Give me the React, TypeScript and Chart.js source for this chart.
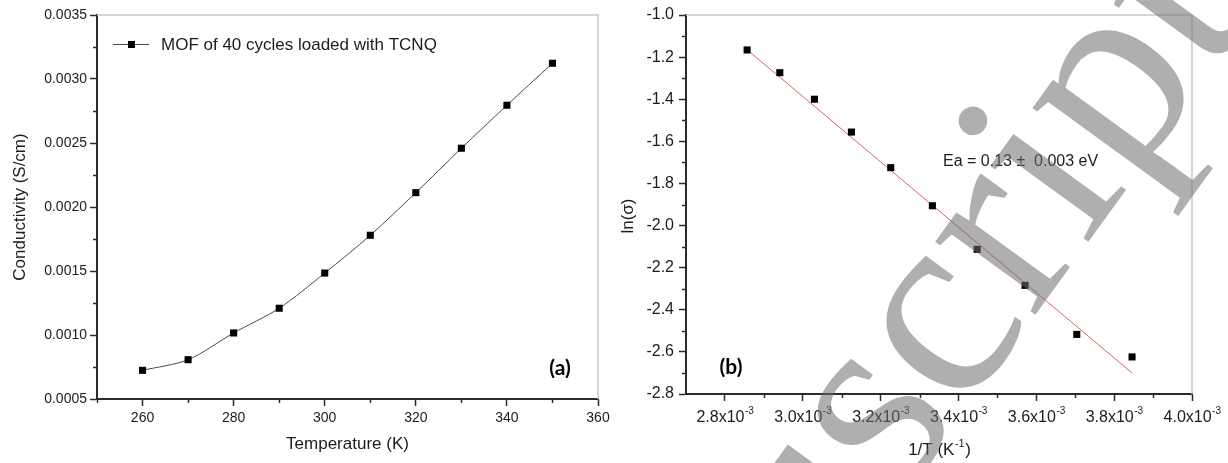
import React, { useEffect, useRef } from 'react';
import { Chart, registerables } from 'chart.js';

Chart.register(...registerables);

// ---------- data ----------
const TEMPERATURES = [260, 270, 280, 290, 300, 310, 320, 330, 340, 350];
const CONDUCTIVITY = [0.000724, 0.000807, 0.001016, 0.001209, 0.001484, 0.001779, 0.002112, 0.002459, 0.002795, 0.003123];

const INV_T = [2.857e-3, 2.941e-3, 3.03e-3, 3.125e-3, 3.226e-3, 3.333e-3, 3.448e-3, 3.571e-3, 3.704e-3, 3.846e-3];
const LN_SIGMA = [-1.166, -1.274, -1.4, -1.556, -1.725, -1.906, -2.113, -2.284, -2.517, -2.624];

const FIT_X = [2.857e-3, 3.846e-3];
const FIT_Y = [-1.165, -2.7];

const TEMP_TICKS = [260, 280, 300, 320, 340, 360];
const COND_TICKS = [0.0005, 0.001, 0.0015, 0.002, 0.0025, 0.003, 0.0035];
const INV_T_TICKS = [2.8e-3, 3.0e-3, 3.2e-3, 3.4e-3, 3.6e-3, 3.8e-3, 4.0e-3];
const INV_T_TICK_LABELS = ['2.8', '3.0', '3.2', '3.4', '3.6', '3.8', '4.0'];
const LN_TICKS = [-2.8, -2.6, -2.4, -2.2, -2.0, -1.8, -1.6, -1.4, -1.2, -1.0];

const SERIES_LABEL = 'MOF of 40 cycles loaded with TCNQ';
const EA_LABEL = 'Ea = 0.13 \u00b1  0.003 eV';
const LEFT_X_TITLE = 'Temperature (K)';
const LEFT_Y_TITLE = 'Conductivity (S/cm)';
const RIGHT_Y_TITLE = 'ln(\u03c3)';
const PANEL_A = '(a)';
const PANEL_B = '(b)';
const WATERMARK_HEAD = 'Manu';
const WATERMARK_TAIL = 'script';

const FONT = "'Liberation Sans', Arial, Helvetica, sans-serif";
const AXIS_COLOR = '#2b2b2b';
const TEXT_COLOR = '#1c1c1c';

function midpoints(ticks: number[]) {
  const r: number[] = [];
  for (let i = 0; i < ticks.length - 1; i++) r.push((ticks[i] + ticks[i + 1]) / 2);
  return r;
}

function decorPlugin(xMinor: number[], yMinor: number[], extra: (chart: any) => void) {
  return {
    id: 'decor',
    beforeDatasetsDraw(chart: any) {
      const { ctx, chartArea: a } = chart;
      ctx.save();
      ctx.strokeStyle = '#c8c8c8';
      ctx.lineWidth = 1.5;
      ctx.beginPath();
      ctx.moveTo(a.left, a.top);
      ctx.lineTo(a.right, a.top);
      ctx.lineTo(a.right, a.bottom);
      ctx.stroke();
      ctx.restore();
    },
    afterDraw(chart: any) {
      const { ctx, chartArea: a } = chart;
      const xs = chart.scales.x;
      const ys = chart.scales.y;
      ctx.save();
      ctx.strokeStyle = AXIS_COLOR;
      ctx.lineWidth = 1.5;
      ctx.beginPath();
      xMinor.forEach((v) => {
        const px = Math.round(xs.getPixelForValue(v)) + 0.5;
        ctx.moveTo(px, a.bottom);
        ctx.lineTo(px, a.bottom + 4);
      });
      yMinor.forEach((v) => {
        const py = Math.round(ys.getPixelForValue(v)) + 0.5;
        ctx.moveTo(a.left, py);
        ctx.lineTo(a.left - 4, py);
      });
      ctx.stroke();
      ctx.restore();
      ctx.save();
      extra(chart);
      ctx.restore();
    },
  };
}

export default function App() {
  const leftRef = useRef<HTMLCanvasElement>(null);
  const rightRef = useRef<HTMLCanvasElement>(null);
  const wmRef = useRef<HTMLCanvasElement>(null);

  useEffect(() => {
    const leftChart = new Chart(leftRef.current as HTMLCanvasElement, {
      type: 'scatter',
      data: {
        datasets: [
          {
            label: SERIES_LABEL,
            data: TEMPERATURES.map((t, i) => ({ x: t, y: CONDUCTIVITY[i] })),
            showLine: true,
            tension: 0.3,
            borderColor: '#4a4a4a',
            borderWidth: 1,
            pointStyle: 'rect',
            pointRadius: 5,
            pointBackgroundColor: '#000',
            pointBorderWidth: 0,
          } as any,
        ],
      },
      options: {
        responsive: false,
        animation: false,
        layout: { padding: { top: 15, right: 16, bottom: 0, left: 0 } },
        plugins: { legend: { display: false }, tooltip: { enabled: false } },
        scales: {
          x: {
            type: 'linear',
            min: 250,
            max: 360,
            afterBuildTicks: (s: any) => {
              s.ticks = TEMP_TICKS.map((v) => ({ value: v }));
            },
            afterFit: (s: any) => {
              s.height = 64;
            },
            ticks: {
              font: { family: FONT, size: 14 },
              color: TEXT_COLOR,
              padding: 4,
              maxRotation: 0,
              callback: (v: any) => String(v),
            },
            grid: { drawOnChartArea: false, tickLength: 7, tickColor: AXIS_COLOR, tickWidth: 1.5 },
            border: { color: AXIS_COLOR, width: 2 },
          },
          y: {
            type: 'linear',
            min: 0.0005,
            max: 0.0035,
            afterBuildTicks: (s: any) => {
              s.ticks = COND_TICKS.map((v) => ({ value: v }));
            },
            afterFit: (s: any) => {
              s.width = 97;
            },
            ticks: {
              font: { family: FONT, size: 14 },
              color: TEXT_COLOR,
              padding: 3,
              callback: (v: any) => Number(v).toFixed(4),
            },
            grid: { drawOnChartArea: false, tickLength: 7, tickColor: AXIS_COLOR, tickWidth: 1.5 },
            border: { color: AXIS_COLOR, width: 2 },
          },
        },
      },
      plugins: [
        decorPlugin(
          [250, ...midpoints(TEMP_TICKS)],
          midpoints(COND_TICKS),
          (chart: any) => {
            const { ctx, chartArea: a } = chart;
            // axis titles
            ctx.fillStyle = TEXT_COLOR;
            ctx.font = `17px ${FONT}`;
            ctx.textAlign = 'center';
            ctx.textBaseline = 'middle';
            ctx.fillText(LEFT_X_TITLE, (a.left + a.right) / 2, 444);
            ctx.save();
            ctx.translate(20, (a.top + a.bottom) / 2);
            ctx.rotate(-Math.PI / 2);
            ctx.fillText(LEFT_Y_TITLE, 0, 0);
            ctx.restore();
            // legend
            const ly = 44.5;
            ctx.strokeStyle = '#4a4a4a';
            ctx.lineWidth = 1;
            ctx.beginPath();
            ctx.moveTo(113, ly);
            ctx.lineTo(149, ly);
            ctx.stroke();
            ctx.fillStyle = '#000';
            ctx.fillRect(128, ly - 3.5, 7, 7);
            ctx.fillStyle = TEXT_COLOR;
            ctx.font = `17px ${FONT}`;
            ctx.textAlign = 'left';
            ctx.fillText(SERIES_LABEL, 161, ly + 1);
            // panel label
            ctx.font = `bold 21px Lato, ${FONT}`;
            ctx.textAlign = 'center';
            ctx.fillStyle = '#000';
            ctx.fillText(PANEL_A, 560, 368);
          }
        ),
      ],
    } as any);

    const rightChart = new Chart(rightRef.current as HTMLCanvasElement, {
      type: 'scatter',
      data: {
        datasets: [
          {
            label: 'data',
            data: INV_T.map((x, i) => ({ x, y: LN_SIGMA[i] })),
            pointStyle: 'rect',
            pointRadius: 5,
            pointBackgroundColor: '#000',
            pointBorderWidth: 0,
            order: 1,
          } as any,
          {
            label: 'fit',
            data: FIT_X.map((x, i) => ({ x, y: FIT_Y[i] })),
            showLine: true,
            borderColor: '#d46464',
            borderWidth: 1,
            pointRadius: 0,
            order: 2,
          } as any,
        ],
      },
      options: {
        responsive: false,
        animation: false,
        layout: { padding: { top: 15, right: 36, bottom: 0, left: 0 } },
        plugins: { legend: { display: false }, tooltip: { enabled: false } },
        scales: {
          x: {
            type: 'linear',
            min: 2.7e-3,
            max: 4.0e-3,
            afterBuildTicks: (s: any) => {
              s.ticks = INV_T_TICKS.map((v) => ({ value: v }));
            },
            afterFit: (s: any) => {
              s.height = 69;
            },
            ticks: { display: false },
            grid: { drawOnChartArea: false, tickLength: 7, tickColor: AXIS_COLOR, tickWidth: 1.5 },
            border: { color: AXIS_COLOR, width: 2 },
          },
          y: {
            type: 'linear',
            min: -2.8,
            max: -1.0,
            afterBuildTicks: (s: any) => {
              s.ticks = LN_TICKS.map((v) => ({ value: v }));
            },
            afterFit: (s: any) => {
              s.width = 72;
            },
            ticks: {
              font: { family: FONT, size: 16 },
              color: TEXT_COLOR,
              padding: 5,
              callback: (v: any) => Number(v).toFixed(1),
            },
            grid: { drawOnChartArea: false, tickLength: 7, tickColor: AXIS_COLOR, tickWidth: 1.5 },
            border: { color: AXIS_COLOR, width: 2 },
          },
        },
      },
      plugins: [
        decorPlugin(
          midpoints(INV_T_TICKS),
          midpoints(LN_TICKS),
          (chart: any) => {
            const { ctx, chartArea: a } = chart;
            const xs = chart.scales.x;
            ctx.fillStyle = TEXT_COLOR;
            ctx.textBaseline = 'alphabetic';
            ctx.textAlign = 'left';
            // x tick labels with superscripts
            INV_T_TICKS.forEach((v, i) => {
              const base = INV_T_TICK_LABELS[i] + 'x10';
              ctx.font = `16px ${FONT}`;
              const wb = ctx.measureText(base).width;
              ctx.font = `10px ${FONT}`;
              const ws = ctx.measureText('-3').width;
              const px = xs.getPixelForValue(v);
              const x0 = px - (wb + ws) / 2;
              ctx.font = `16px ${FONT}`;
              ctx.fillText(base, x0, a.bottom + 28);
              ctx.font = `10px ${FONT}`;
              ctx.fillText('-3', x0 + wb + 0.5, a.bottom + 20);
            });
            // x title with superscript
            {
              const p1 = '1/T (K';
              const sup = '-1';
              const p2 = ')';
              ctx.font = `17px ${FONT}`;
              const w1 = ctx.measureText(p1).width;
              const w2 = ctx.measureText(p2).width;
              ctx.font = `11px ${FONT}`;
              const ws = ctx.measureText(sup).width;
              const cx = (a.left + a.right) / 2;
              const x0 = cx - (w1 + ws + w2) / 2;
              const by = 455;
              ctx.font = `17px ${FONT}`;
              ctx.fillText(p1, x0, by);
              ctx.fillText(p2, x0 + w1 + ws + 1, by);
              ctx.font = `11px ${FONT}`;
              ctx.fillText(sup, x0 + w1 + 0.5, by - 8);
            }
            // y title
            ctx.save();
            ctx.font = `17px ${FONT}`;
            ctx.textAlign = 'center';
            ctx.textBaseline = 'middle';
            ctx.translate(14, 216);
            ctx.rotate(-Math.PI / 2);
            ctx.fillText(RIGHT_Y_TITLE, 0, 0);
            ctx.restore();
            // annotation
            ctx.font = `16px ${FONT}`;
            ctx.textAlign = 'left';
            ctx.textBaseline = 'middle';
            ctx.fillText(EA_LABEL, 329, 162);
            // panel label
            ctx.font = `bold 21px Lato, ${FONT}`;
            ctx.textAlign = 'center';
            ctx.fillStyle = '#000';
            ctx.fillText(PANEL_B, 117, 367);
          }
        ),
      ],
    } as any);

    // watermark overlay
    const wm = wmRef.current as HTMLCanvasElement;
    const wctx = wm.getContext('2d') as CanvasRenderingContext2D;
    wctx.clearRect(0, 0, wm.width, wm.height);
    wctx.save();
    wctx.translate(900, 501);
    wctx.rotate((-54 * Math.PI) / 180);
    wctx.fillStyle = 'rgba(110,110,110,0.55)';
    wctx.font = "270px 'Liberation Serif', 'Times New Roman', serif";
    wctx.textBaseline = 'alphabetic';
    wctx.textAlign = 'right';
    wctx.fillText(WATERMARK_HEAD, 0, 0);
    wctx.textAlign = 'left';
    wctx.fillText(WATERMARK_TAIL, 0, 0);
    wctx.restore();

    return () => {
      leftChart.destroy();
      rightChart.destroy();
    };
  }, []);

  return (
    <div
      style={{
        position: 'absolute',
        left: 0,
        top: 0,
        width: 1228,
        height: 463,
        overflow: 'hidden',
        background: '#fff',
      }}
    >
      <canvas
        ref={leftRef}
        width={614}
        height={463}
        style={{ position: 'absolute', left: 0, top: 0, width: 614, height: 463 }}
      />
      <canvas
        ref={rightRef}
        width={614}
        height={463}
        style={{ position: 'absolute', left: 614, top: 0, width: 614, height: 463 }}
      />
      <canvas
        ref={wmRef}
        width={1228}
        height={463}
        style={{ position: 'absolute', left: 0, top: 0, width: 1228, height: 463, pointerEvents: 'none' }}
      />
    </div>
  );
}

++++++++

▶ _Written instruction_
Write down every line from the opening of the listing to the line with "-1.4, -1.2, -1.0];", both included, and nothing else; the pictures are omitted.

▶ _The answer_
Give me the React, TypeScript and Chart.js source for this chart.
import React, { useEffect, useRef } from 'react';
import { Chart, registerables } from 'chart.js';

Chart.register(...registerables);

// ---------- data ----------
const TEMPERATURES = [260, 270, 280, 290, 300, 310, 320, 330, 340, 350];
const CONDUCTIVITY = [0.000724, 0.000807, 0.001016, 0.001209, 0.001484, 0.001779, 0.002112, 0.002459, 0.002795, 0.003123];

const INV_T = [2.857e-3, 2.941e-3, 3.03e-3, 3.125e-3, 3.226e-3, 3.333e-3, 3.448e-3, 3.571e-3, 3.704e-3, 3.846e-3];
const LN_SIGMA = [-1.166, -1.274, -1.4, -1.556, -1.725, -1.906, -2.113, -2.284, -2.517, -2.624];

const FIT_X = [2.857e-3, 3.846e-3];
const FIT_Y = [-1.165, -2.7];

const TEMP_TICKS = [260, 280, 300, 320, 340, 360];
const COND_TICKS = [0.0005, 0.001, 0.0015, 0.002, 0.0025, 0.003, 0.0035];
const INV_T_TICKS = [2.8e-3, 3.0e-3, 3.2e-3, 3.4e-3, 3.6e-3, 3.8e-3, 4.0e-3];
const INV_T_TICK_LABELS = ['2.8', '3.0', '3.2', '3.4', '3.6', '3.8', '4.0'];
const LN_TICKS = [-2.8, -2.6, -2.4, -2.2, -2.0, -1.8, -1.6, -1.4, -1.2, -1.0];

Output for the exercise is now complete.